By John Ikani
Women in Afghanistan can continue to study in universities, up to post-graduate levels, but classrooms will be gender-segregated and Islamic dress is now compulsory, the Taliban group have said.
Revealing this during an interview with newsmen on Sunday, the Taliban’s higher Education Minister, Sheikh Abdul Baqi Haqqani, said “Co-education conflicts with the principles of Islam and, on the other hand, it is in conflict with national values and is against the customs and traditions of Afghans.”
“If the universities have the capacities, campuses should be segregated by gender, if that is not possible, the universities should establish alternate class timing or ensure a partition between male and female students in the classrooms, Haqqani said.

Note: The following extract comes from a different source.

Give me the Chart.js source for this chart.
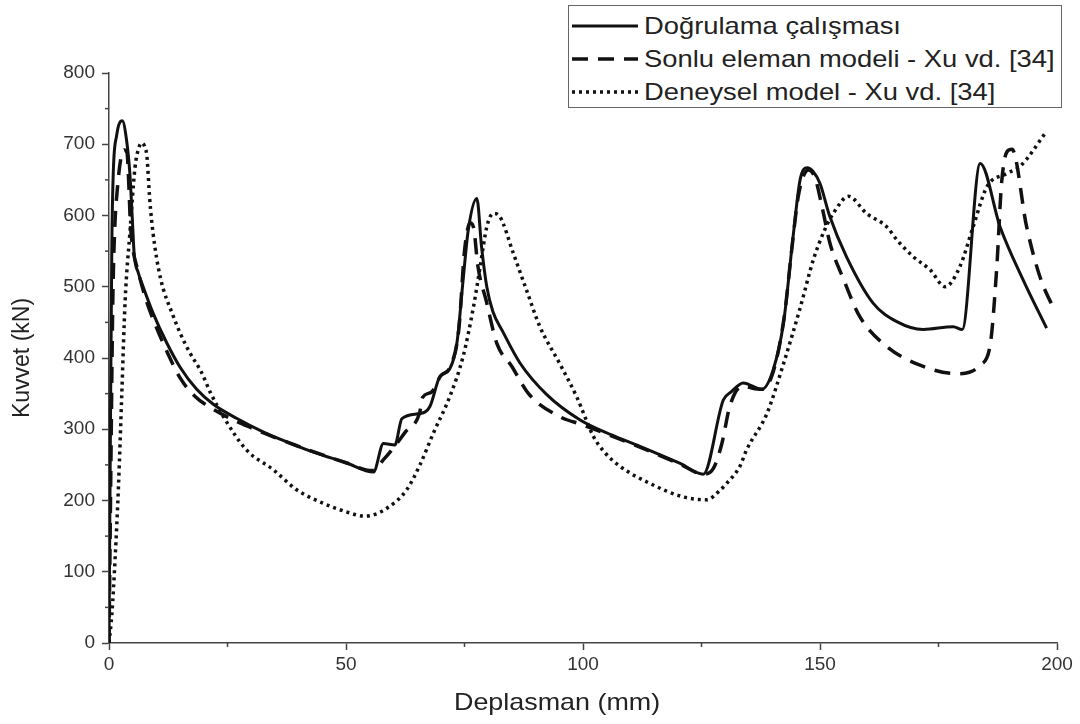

While noting that female students would be taught by women wherever possible, the minister added that the subjects being taught would also be reviewed.
Although Haqqani did not elaborate the manner which the subjects would be reviewed, he said he wanted graduates of Afghanistan’s universities to be competitive with university graduates in the region and the rest of the world.
The Taliban’s rise has stoked fears that the group would turn back to the draconian rule that defined its first stint in power in Afghanistan 20 years ago. That included the denial of education for girls and women, as well as their exclusion from public life.
Observers of Afghanistan – as well as the nation’s female population – have been nervously waiting to hear what the Taliban’s new education policy would be.
“We will start building on what exists today,” Haqqani said, maintaining the Taliban’s position that its attitudes, particularly towards women, have shifted in the past 20 years.
The new higher education policy signals a change from the accepted practice before the Taliban takeover. Universities were co-ed, with men and women studying side by side, and female students did not have to abide by a dress code.
However, the vast majority of female university students opted to wear headscarves in line with religious, personal and cultural preferences.